In one memorable sequence from the film, the main hero Robert and his colleague Elton are stuck in a long traffic jam. Robert is bored from waiting, so he gets out of the car and climbs up a truck carrying a piano. He sits and starts playing it, creating harmony with music in a chaotic scene full of loud car horns. It's a great moment, not only because it shows how poetry can be created out of small interventions of unusual touches, but also because of the following event: the truck starts driving and rides away in a different direction than Robert was intending, and yet he doesn't care. That little event alone stands as the defining moment of the film, because it wraps up the theme in a nutshell: Robert is an outsider nobody can understand, not even he himself. He is annoyed by everyone and everything in his life: he is with Rayette but can't stand her; he is friends with Elton but is increasingly annoyed by him; he estranged himself from his family years ago and works a hard physical labour even though he is a talented piano prodigy. He is lost as to what he himself wants in life. When the truck drives away with him in different direction, he really doesn't care anyway because he would have loved it if he would just get away from everything and start something new to finally find somewhere where he belongs.

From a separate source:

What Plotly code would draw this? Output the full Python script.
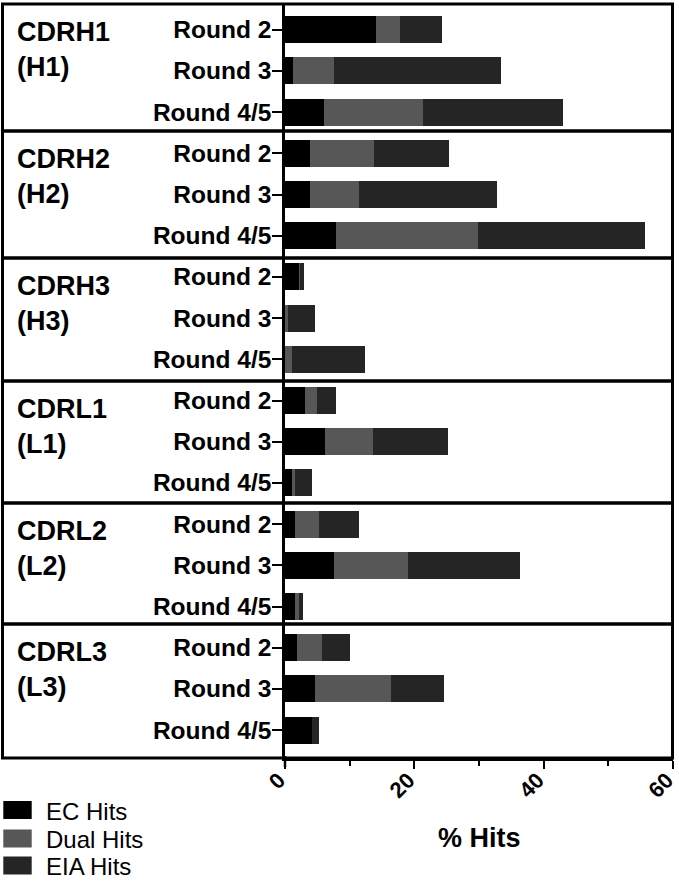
import plotly.graph_objects as go

# ---------------- data ----------------
groups = ["CDRH1<br>(H1)", "CDRH2<br>(H2)", "CDRH3<br>(H3)",
          "CDRL1<br>(L1)", "CDRL2<br>(L2)", "CDRL3<br>(L3)"]
rounds = ["Round 2", "Round 3", "Round 4/5"]

series_names = ["EC Hits", "Dual Hits", "EIA Hits"]
series_colors = ["#000000", "#575757", "#252525"]

# segment lengths (% hits), order: H1 R2,R3,R4/5, H2 ..., L3 ...
ec_hits = [14.0, 1.2, 6.1,
           3.9, 3.8, 7.9,
           2.2, 0.0, 0.0,
           3.1, 6.2, 1.1,
           1.5, 7.6, 1.6,
           1.9, 4.7, 4.1]
dual_hits = [3.8, 6.3, 15.3,
             9.9, 7.6, 22.0,
             0.1, 0.5, 1.1,
             1.8, 7.4, 0.4,
             3.7, 11.4, 0.6,
             3.8, 11.7, 0.0]
eia_hits = [6.5, 25.9, 21.6,
            11.6, 21.4, 25.8,
            0.7, 4.2, 11.2,
            3.0, 11.6, 2.6,
            6.3, 17.3, 0.6,
            4.3, 8.2, 1.1]

x_ticks = [0, 20, 40, 60]
x_minor_ticks = [10, 30, 50]
x_title = "% Hits"

# ---------------- figure ----------------
row_labels = [r for _ in groups for r in rounds]
positions = list(range(len(row_labels)))

fig = go.Figure()
for name, color, vals in zip(series_names, series_colors, [ec_hits, dual_hits, eia_hits]):
    fig.add_trace(go.Bar(
        y=positions, x=vals, orientation="h", name=name,
        marker=dict(color=color, line=dict(width=0)),
        width=0.655, showlegend=False,
    ))

FONT = "Arial, Liberation Sans, sans-serif"

W, H = 679, 883
ML, MR, MT, MB = 285, 6, 3, 125
plot_w = W - ML - MR
plot_h = H - MT - MB


def px_x(px):
    return (px - ML) / plot_w


def px_y(py):
    return (H - MB - py) / plot_h


shapes = []
annotations = []

# group boxes
box_edges = [4, 131, 258, 381, 503, 624, 758]
for i, g in enumerate(groups):
    shapes.append(dict(type="rect", xref="paper", yref="paper",
                       x0=px_x(2.5), x1=px_x(672.5),
                       y0=px_y(box_edges[i + 1]), y1=px_y(box_edges[i]),
                       line=dict(color="black", width=3), layer="above"))
    annotations.append(dict(text="<b>" + g + "</b>", xref="paper", yref="paper",
                            x=px_x(15), y=px_y(box_edges[i] + 11),
                            xanchor="left", yanchor="top", align="left",
                            showarrow=False,
                            font=dict(family=FONT, size=27, color="black")))

# y-axis line continues slightly below the x axis
shapes.append(dict(type="line", xref="paper", yref="paper",
                   x0=0, x1=0, y0=px_y(756), y1=px_y(767),
                   line=dict(color="black", width=2.5)))

# custom legend
leg_centers = [810, 838.5, 865.5]
for name, color, cy in zip(series_names, series_colors, leg_centers):
    shapes.append(dict(type="rect", xref="paper", yref="paper",
                       x0=px_x(3.3), x1=px_x(31.7),
                       y0=px_y(cy + 9), y1=px_y(cy - 9),
                       fillcolor=color, line=dict(width=0)))
    annotations.append(dict(text=name, xref="paper", yref="paper",
                            x=px_x(44), y=px_y(cy + 1),
                            xanchor="left", yanchor="middle", showarrow=False,
                            font=dict(family=FONT, size=24, color="black")))

# axis title
annotations.append(dict(text="<b>" + x_title + "</b>", xref="paper", yref="paper",
                        x=0.5, y=px_y(838), xanchor="center", yanchor="middle",
                        showarrow=False,
                        font=dict(family=FONT, size=27, color="black")))

fig.update_layout(
    width=W, height=H,
    margin=dict(l=ML, r=MR, t=MT, b=MB, autoexpand=False),
    barmode="stack",
    plot_bgcolor="white", paper_bgcolor="white",
    font=dict(family=FONT, color="black"),
    shapes=shapes, annotations=annotations,
    showlegend=False,
)

fig.update_xaxes(
    range=[0, 60], tickvals=x_ticks, ticktext=["<b>%d</b>" % v for v in x_ticks],
    tickangle=-45, tickfont=dict(family=FONT, size=22, color="black"),
    ticklabeloverflow="allow", ticklabelstandoff=-10, ticklabelshift=-6,
    showline=True, linecolor="black", linewidth=2.5,
    ticks="outside", ticklen=8, tickwidth=2, tickcolor="black",
    minor=dict(tickvals=x_minor_ticks, ticks="outside", ticklen=5, tickwidth=2, tickcolor="black"),
    showgrid=False, zeroline=False, fixedrange=True, automargin=False,
)

fig.update_yaxes(
    range=[17.677, -0.648], tickvals=positions,
    ticktext=["<b>" + r + "</b>" for r in row_labels],
    tickfont=dict(family=FONT, size=24.5, color="black"),
    ticklabelstandoff=-4,
    showline=True, linecolor="black", linewidth=2.5,
    ticks="outside", ticklen=10, tickwidth=2, tickcolor="black",
    showgrid=False, zeroline=False, fixedrange=True, automargin=False,
)

fig.write_html("out.html", config={"displayModeBar": False},
               post_script="document.body.style.margin='0';document.body.style.overflow='hidden';")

It's a touching, raw and nervous story about an alienated man in search for a place in this world. Catherine, his "one night stand", says something to him that speaks volumes: "If a person has no love for himself, no respect for himself, no love of his friends, family, work, something - how can he ask for love in return? I mean, why should he ask for it?". "Five Easy Pieces" are a flawed film: its structure is deliberately without a head or a tale, shaky, chopped up and chaotic, pending between a road movie and an art-family drama, whereas the title pretty much doesn't have that much to do with the film at all: maybe it refers to 5 classical piano pieces played during the course of the film or maybe it just refers to 5 pieces of Robert's sandwich. But maybe just because of such disjointed and wild nature of the film, both in expression and meaning, does it seem interesting even today, mirroring the nature of the cinema of the '70s. Karen Black won a Golden Globe as best supporting actress, while Jack Nicholson's role is really excellent. So, why was Nicholson's performance rewarded with an Oscar nod, while, lets say, equally excellent Kinski's performance in "Aguirre", Murray's in "Groundhog Day" or 'Bata' Stojković's in "Balkan Spy" were not? Maybe just because the Oscars are selectively acknowledging unusual talent.